§ **Goal**
In the listing below, count the lines containing the string "chart" and state only the number.

___ Data extract ___

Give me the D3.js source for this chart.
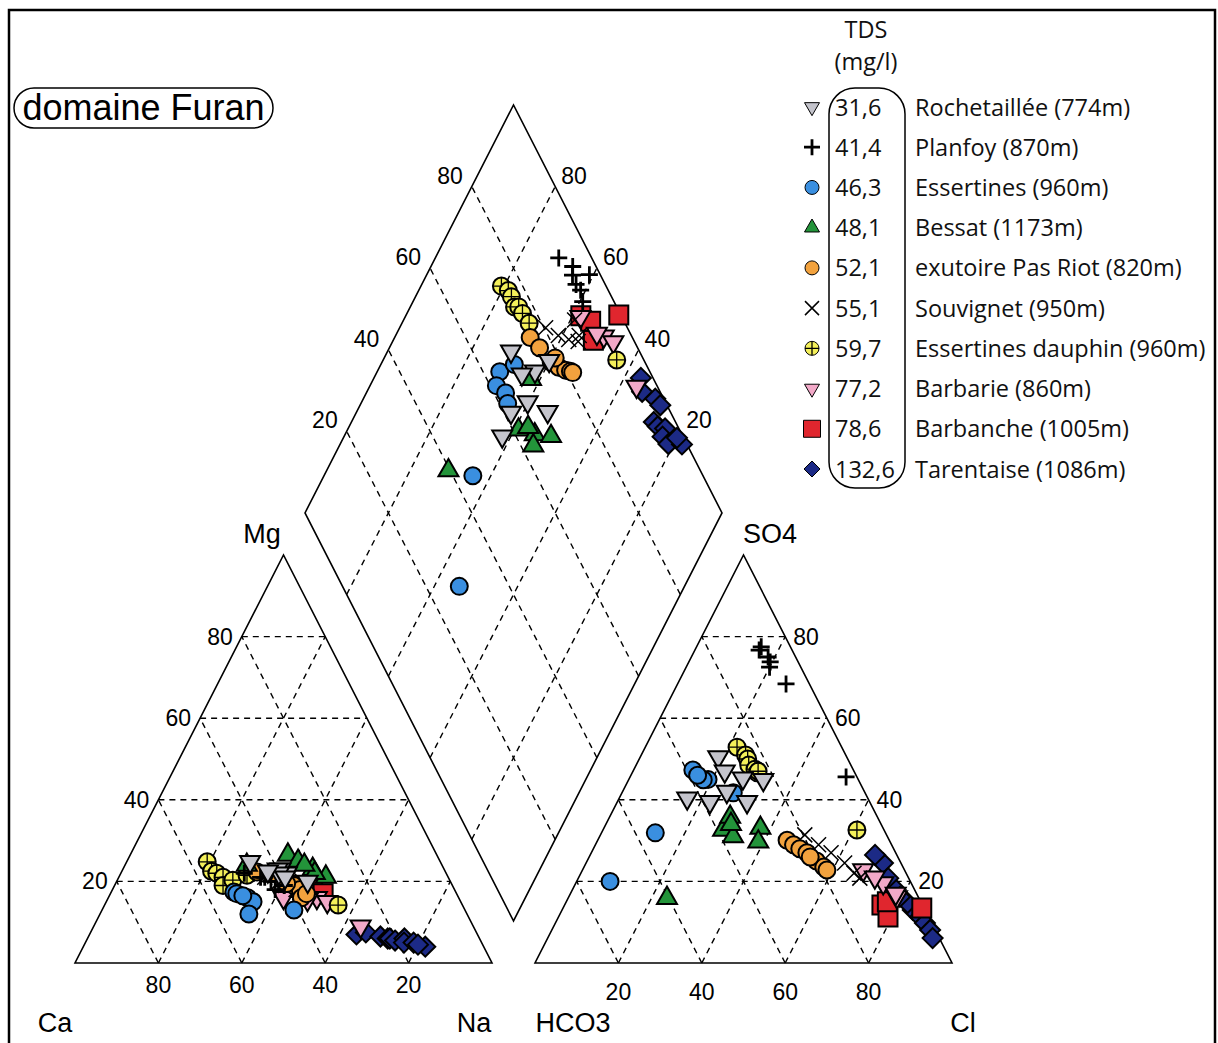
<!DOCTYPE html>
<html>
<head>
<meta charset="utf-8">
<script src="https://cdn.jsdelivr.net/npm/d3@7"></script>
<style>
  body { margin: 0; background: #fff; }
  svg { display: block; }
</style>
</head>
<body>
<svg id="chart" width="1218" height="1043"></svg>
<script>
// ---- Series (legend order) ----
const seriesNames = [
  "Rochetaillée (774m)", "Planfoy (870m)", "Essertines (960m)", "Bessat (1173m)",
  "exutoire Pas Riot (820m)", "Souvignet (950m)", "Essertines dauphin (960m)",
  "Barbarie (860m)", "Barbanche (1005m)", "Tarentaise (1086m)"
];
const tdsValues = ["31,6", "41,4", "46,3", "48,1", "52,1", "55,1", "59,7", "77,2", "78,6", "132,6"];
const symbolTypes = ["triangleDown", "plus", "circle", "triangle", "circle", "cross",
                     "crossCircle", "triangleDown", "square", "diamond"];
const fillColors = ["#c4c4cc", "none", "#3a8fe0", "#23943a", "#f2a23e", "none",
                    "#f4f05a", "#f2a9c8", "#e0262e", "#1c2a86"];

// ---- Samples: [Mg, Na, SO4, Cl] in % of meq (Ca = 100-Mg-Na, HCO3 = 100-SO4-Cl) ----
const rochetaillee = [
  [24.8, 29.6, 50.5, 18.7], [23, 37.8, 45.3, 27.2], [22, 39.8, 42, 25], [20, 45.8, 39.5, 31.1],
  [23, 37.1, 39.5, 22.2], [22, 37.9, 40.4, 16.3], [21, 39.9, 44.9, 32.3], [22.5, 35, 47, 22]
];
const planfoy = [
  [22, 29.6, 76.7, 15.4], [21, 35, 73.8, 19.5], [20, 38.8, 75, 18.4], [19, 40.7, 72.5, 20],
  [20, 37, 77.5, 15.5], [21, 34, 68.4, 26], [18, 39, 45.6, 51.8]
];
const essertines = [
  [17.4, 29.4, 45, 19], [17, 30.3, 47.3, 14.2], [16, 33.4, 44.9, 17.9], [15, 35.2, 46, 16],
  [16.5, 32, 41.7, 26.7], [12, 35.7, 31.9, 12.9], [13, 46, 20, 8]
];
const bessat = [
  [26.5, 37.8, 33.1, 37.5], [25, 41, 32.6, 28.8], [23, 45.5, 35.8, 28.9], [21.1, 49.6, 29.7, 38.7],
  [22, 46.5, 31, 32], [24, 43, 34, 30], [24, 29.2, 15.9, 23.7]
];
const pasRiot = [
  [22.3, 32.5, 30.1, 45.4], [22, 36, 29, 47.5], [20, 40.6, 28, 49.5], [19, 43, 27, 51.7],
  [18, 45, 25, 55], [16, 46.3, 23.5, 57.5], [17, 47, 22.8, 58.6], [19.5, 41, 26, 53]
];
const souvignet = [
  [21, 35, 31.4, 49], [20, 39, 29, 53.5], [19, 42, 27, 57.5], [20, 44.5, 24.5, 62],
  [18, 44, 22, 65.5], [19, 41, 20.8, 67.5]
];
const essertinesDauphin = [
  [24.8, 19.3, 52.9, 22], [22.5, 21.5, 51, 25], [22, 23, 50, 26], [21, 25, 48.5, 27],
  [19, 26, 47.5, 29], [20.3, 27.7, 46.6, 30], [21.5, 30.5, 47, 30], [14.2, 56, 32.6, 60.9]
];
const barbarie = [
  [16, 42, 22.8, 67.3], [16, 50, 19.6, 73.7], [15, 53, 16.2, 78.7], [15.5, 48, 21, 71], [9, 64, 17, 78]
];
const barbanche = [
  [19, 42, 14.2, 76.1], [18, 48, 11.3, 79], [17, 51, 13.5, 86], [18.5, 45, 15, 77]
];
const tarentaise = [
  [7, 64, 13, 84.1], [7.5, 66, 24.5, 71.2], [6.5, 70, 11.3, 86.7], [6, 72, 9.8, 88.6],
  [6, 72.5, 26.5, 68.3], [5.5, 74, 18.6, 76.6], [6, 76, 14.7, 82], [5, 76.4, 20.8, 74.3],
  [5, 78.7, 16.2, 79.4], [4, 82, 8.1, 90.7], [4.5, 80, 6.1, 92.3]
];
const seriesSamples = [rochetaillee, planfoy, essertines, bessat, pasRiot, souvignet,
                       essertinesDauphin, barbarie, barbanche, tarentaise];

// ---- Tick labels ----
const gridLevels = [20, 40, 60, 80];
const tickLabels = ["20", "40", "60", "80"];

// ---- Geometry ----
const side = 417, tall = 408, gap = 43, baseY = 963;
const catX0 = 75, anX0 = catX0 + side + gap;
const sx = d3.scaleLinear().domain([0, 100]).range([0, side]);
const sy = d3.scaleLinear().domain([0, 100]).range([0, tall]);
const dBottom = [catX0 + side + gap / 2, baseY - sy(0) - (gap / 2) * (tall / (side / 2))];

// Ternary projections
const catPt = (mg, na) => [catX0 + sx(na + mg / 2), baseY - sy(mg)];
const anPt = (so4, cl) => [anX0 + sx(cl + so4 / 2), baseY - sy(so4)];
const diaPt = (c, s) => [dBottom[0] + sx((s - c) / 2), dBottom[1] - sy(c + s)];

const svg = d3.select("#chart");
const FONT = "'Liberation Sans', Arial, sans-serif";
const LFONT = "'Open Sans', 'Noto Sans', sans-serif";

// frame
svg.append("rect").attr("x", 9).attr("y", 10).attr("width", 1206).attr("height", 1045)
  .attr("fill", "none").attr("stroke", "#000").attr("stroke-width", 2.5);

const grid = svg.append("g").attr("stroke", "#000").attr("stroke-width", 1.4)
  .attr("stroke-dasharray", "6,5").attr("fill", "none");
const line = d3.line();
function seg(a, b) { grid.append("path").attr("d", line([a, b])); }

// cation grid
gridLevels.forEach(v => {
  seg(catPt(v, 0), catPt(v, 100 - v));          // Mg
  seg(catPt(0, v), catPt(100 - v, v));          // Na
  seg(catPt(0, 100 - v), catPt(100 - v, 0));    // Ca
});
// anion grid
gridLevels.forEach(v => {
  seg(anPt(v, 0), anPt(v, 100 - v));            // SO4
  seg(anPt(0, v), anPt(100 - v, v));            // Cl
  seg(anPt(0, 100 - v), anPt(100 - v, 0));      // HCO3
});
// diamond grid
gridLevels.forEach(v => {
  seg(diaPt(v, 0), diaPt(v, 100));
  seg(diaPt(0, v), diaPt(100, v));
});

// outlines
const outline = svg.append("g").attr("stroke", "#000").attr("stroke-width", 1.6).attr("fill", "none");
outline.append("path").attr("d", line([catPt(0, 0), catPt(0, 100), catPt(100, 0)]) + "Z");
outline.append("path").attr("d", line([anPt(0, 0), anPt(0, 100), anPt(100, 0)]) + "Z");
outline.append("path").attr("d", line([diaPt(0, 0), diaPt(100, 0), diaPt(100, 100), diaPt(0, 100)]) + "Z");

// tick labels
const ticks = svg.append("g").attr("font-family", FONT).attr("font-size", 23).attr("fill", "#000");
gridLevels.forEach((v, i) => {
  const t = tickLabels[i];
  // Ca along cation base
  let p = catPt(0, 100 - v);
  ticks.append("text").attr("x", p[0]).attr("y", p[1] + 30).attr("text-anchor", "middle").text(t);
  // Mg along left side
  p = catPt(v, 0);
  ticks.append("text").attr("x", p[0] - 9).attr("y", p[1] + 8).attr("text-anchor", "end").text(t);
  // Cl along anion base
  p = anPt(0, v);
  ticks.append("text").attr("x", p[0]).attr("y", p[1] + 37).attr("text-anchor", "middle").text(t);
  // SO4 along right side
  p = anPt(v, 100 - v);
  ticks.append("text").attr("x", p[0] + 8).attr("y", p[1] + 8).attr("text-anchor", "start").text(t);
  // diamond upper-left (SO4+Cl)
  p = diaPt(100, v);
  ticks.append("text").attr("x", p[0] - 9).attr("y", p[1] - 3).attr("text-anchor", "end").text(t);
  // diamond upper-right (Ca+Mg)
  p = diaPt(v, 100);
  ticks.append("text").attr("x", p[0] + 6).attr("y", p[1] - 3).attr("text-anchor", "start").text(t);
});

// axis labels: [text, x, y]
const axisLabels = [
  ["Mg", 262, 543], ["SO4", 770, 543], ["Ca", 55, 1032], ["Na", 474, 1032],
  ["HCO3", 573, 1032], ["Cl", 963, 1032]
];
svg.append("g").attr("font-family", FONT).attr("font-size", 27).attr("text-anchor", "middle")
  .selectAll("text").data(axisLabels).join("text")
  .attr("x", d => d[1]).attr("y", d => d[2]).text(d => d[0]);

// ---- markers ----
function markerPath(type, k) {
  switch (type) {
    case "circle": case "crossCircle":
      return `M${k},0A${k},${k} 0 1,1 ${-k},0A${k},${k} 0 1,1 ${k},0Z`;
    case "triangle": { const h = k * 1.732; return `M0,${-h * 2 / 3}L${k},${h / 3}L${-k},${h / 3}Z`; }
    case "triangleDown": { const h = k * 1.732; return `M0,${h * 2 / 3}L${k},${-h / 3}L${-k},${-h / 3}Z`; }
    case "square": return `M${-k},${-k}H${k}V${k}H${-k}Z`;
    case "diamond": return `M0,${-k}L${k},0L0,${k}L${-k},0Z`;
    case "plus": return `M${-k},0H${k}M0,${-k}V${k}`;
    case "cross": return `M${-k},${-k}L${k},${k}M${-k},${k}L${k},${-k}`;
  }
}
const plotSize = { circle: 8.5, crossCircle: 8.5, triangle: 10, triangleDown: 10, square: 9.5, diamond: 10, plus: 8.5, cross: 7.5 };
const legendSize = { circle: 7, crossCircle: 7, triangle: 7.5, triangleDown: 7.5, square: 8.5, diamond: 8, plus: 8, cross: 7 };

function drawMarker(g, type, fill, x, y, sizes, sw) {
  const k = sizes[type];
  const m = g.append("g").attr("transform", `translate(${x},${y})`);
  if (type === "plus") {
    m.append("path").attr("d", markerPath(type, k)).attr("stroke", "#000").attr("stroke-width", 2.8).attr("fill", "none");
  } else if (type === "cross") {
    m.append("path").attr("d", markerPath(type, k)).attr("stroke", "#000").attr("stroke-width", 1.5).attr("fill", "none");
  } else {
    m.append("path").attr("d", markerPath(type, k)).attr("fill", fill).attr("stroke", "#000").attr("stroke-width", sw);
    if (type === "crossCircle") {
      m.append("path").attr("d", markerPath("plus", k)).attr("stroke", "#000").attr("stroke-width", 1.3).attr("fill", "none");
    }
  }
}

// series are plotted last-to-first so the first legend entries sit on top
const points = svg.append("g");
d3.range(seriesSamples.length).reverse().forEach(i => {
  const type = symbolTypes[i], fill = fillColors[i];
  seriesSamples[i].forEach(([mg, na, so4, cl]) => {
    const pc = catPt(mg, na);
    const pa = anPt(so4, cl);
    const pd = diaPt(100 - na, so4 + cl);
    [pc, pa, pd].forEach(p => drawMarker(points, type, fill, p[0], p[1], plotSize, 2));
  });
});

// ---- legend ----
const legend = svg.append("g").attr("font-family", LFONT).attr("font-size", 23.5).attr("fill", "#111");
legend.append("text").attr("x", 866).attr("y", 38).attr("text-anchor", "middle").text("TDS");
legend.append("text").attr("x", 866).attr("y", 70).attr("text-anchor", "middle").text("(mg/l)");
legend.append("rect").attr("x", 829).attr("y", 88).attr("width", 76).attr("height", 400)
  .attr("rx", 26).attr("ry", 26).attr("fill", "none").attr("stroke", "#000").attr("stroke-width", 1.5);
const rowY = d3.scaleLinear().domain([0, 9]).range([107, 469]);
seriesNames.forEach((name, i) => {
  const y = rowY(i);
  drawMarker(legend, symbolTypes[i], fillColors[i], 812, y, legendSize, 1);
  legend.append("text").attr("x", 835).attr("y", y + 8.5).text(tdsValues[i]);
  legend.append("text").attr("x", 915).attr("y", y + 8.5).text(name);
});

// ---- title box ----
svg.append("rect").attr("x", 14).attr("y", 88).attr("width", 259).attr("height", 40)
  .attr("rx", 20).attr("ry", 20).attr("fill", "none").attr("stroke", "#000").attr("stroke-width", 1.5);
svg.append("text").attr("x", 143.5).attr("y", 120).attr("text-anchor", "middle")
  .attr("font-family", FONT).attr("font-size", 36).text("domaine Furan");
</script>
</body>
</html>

___

§ **Result for this task**
3